- Written task
Look through the material below and copy exactly the lines from the line with "Recreate this image" to the line with "tracked(line, 489, 54", those two lines included.

# # # # #

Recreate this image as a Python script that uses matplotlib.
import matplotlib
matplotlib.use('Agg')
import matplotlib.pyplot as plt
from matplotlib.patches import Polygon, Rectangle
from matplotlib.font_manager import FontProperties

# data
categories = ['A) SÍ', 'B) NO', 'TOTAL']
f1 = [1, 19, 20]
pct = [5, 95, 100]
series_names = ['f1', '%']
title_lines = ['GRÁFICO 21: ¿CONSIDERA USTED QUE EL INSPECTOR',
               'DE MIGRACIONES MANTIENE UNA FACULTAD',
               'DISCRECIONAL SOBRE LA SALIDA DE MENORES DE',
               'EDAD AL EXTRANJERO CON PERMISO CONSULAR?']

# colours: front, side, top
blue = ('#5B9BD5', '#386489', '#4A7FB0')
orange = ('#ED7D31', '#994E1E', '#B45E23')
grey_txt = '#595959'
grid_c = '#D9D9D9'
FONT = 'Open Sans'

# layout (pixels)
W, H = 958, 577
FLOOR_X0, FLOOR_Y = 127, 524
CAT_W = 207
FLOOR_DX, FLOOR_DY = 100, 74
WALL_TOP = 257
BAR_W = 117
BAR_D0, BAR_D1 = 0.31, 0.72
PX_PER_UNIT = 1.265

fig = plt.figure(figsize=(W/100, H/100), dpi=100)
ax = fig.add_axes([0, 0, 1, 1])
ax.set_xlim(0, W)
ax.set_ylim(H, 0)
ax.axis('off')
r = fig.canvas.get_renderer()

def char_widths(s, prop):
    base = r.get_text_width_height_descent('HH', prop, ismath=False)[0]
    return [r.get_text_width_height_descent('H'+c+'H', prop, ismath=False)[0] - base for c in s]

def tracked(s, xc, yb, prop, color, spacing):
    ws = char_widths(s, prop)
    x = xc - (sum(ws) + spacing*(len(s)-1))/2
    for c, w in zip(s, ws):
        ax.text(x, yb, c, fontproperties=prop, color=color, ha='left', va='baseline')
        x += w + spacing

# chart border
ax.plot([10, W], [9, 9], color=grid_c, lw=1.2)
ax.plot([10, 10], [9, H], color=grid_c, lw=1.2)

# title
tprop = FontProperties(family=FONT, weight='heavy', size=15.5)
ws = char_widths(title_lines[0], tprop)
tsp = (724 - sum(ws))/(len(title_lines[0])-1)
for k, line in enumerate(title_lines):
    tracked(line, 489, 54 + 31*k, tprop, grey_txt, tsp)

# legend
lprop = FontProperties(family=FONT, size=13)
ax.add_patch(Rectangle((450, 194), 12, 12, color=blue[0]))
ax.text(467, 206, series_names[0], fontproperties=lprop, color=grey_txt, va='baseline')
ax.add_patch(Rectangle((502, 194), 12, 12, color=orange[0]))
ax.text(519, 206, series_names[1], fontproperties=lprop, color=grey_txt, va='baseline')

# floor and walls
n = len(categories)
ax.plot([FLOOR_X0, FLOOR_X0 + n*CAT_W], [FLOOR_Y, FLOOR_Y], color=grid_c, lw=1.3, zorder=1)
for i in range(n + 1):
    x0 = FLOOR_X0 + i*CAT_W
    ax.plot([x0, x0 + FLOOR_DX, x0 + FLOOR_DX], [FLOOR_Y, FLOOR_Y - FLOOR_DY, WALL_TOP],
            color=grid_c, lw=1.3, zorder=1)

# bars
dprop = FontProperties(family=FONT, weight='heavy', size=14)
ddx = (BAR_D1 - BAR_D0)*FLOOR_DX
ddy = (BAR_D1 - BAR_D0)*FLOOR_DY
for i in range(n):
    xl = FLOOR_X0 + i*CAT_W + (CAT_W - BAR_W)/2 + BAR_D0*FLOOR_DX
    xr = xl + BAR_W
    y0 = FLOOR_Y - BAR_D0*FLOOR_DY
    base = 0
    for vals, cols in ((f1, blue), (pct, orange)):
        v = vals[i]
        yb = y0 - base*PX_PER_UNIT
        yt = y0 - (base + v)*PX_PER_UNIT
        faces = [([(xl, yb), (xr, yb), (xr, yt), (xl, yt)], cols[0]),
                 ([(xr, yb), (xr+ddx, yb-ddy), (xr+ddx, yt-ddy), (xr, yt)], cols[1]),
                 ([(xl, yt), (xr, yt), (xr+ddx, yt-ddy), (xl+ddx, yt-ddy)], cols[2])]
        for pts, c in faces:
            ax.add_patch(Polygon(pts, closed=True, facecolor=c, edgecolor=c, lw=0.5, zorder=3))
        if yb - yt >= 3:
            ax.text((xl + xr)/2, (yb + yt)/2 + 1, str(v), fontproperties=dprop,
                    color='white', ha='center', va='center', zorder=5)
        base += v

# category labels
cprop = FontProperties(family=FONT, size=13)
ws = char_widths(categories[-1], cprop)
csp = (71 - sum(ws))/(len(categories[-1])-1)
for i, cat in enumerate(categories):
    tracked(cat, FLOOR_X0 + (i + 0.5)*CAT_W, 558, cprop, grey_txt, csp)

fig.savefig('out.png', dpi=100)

# # # # #

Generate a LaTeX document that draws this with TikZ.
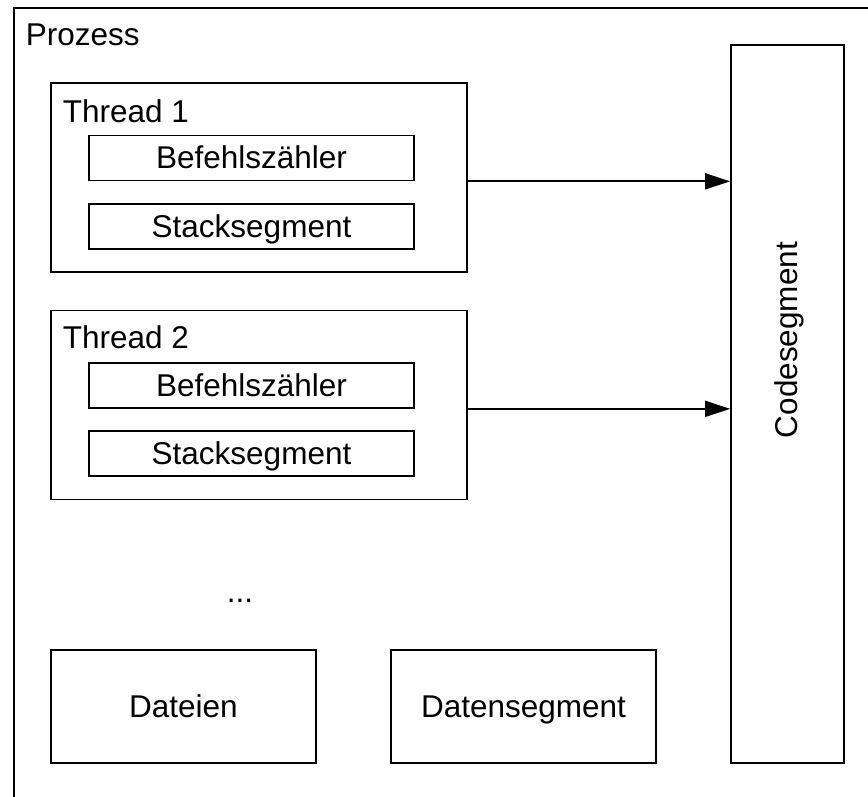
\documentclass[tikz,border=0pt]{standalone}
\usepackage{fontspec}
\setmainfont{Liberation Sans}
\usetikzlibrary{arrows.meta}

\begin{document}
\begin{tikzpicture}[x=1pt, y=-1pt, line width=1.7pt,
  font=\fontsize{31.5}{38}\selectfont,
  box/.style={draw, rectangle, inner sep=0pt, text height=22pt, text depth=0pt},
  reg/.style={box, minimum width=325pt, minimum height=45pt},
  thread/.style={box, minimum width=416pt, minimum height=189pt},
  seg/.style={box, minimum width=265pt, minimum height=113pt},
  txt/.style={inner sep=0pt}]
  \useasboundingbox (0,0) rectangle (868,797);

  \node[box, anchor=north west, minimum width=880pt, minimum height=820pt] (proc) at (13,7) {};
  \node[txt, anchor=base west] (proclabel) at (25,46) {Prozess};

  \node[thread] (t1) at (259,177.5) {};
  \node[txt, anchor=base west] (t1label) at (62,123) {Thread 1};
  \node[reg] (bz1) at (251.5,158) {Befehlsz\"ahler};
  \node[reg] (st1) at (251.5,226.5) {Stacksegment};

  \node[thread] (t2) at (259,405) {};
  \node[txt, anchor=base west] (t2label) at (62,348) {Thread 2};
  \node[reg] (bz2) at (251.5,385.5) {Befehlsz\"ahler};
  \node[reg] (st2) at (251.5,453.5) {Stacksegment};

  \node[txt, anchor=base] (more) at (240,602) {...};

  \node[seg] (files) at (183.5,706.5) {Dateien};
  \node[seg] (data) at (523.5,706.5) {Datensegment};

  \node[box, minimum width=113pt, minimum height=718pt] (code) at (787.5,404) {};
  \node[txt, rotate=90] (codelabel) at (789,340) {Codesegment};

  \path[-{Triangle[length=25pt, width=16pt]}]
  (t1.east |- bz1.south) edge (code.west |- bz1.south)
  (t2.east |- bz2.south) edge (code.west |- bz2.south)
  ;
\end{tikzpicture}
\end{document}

# # # # #

- Final result
Recreate this image as a Python script that uses matplotlib.
import matplotlib
matplotlib.use('Agg')
import matplotlib.pyplot as plt
from matplotlib.patches import Polygon, Rectangle
from matplotlib.font_manager import FontProperties

# data
categories = ['A) SÍ', 'B) NO', 'TOTAL']
f1 = [1, 19, 20]
pct = [5, 95, 100]
series_names = ['f1', '%']
title_lines = ['GRÁFICO 21: ¿CONSIDERA USTED QUE EL INSPECTOR',
               'DE MIGRACIONES MANTIENE UNA FACULTAD',
               'DISCRECIONAL SOBRE LA SALIDA DE MENORES DE',
               'EDAD AL EXTRANJERO CON PERMISO CONSULAR?']

# colours: front, side, top
blue = ('#5B9BD5', '#386489', '#4A7FB0')
orange = ('#ED7D31', '#994E1E', '#B45E23')
grey_txt = '#595959'
grid_c = '#D9D9D9'
FONT = 'Open Sans'

# layout (pixels)
W, H = 958, 577
FLOOR_X0, FLOOR_Y = 127, 524
CAT_W = 207
FLOOR_DX, FLOOR_DY = 100, 74
WALL_TOP = 257
BAR_W = 117
BAR_D0, BAR_D1 = 0.31, 0.72
PX_PER_UNIT = 1.265

fig = plt.figure(figsize=(W/100, H/100), dpi=100)
ax = fig.add_axes([0, 0, 1, 1])
ax.set_xlim(0, W)
ax.set_ylim(H, 0)
ax.axis('off')
r = fig.canvas.get_renderer()

def char_widths(s, prop):
    base = r.get_text_width_height_descent('HH', prop, ismath=False)[0]
    return [r.get_text_width_height_descent('H'+c+'H', prop, ismath=False)[0] - base for c in s]

def tracked(s, xc, yb, prop, color, spacing):
    ws = char_widths(s, prop)
    x = xc - (sum(ws) + spacing*(len(s)-1))/2
    for c, w in zip(s, ws):
        ax.text(x, yb, c, fontproperties=prop, color=color, ha='left', va='baseline')
        x += w + spacing

# chart border
ax.plot([10, W], [9, 9], color=grid_c, lw=1.2)
ax.plot([10, 10], [9, H], color=grid_c, lw=1.2)

# title
tprop = FontProperties(family=FONT, weight='heavy', size=15.5)
ws = char_widths(title_lines[0], tprop)
tsp = (724 - sum(ws))/(len(title_lines[0])-1)
for k, line in enumerate(title_lines):
    tracked(line, 489, 54 + 31*k, tprop, grey_txt, tsp)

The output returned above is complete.